A named list with two elements, clean and process, see the new_blueprint() section, Mold Functions, for details.

forge

A named list with two elements, clean and process, see the new_blueprint() section, Forge Functions, for details.

intercept

A logical. Should an intercept be included in the processed data? This information is used by the process function in the mold and forge function list.

allow_novel_levels

A logical. Should novel factor levels be allowed at prediction time? This information is used by the clean function in the forge function list, and is passed on to scream().

ptypes

Either NULL, or a named list with 2 elements, predictors and outcomes, both of which are 0-row tibbles. ptypes is generated automatically at mold() time and is used to validate new_data at prediction time. At mold() time, the information found in blueprint$mold$process()$ptype is used to set ptypes for the blueprint.

formula

Either NULL, or a formula that specifies how the predictors and outcomes should be preprocessed. This argument is set automatically at mold() time.

indicators

A single character string. Control how factors are expanded into dummy variable indicator columns. One of:

  • "traditional" - The default. Create dummy variables using the traditional model.matrix() infrastructure. Generally this creates K - 1 indicator columns for each factor, where K is the number of levels in that factor.
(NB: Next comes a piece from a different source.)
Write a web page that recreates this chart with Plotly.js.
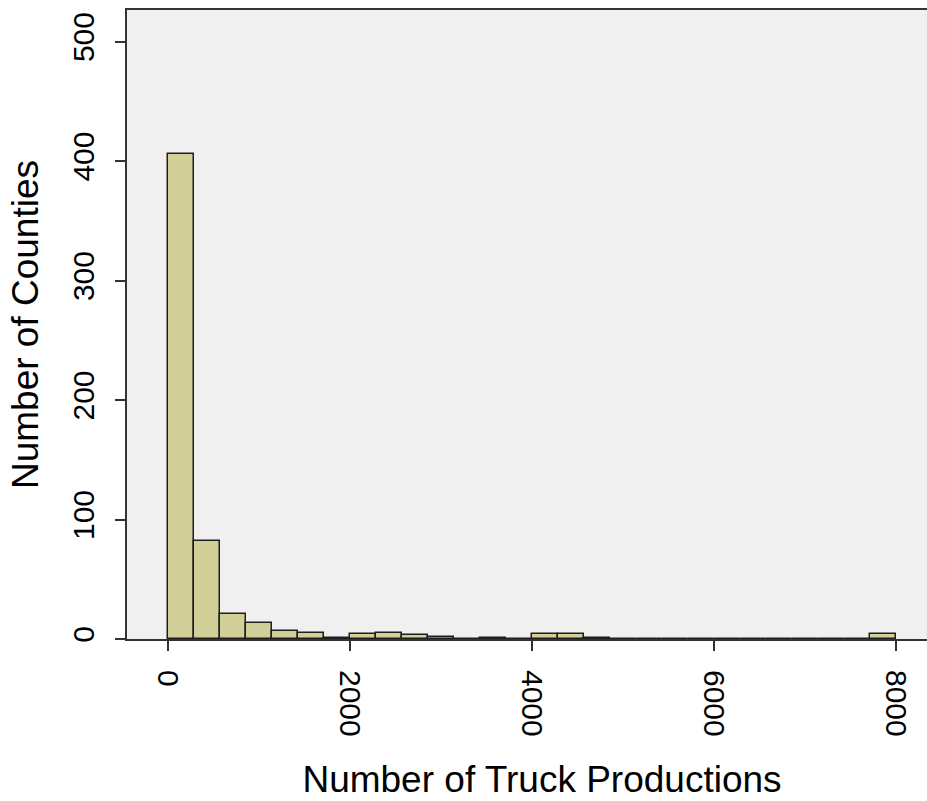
<!DOCTYPE html>
<html>
<head>
<meta charset="utf-8">
<script src="https://cdn.plot.ly/plotly-3.0.1.min.js"></script>
<style>
  html, body { margin: 0; padding: 0; overflow: hidden; background: #ffffff; }
  #chart { width: 957px; height: 801px; }
</style>
</head>
<body>
<div id="chart"></div>
<script>
// Histogram bins (lower edges) and counts
const binWidth = 285.7;
const binStarts = [0, 285.7, 571.4, 857.1, 1142.9, 1428.6, 1714.3, 2000, 2285.7, 2571.4,
                   2857.1, 3142.9, 3428.6, 3714.3, 4000, 4285.7, 4571.4, 4857.1, 5142.9, 5428.6,
                   5714.3, 6000, 6285.7, 6571.4, 6857.1, 7142.9, 7428.6, 7714.3];
const counts = [406, 82, 21, 13, 7, 5, 1, 4, 5, 3,
                2, 0, 1, 0, 4, 4, 1, 0, 0, 0,
                0, 0, 0, 0, 0, 0, 0, 4];
const xTicks = [0, 2000, 4000, 6000, 8000];
const yTicks = [0, 100, 200, 300, 400, 500];
const xTitle = "Number of Truck Productions";
const yTitle = "Number of Counties";

const font = "'Liberation Sans', Arial, sans-serif";

const trace = {
  type: 'bar',
  x: binStarts,
  y: counts,
  width: binWidth,
  offset: 0,
  marker: { color: '#d3cf98', line: { color: '#1e1e1e', width: 1.5 } },
  hoverinfo: 'x+y'
};

const layout = {
  width: 957,
  height: 801,
  margin: { l: 127, r: 0, t: 10, b: 162, autoexpand: false },
  paper_bgcolor: '#ffffff',
  plot_bgcolor: '#f0f0f0',
  showlegend: false,
  bargap: 0,
  font: { family: font, color: '#000000' },
  xaxis: {
    range: [-447, 8673],
    tickmode: 'array',
    tickvals: xTicks,
    ticktext: xTicks.map(String),
    tickangle: 90,
    ticks: 'outside',
    ticklen: 10,
    tickwidth: 2,
    tickcolor: '#333333',
    ticklabelstandoff: 13,
    tickfont: { family: font, size: 30, color: '#000000' },
    showline: true,
    linecolor: '#333333',
    linewidth: 2,
    mirror: true,
    showgrid: false,
    zeroline: false,
    automargin: false,
    title: { text: xTitle, font: { family: font, size: 37, color: '#000000' }, standoff: 30 }
  },
  yaxis: {
    range: [0, 526.4],
    tickmode: 'array',
    tickvals: yTicks,
    ticktext: yTicks.map(String),
    tickangle: -90,
    ticks: 'outside',
    ticklen: 10,
    tickwidth: 2,
    tickcolor: '#333333',
    ticklabelstandoff: 9,
    tickfont: { family: font, size: 30, color: '#000000' },
    showline: true,
    linecolor: '#333333',
    linewidth: 2,
    mirror: false,
    showgrid: false,
    zeroline: false,
    automargin: false,
    title: { text: yTitle, font: { family: font, size: 37, color: '#000000' }, standoff: 17 }
  }
};

Plotly.newPlot('chart', [trace], layout, { displayModeBar: false, responsive: false });
</script>
</body>
</html>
  • "none" - Leave factor variables alone. No expansion is done.

  • "one_hot" - Create dummy variables using a one-hot encoding approach that expands unordered factors into all K indicator columns, rather than K - 1.

composition

Either "tibble", "matrix", or "dgCMatrix" for the format of the processed predictors. If "matrix" or "dgCMatrix" are chosen, all of the predictors must be numeric after the preprocessing method has been applied; otherwise an error is thrown.

terms

A named list of two elements, predictors and outcomes. Both elements are terms objects that describe the terms for the outcomes and predictors separately. This argument is set automatically at mold() time.

...

Name-value pairs for additional elements of blueprints that subclass this blueprint.

subclass

A character vector. The subclasses of this blueprint.

fresh

Should already trained operations be re-trained when prep() is called?

recipe

Either NULL, or an unprepped recipe. This argument is set automatically at mold() time.

extra_role_ptypes

A named list. The names are the unique non-standard recipe roles (i.e. everything except "predictors" and "outcomes"). The values are prototypes of the original columns with that role. These are used for validation in forge().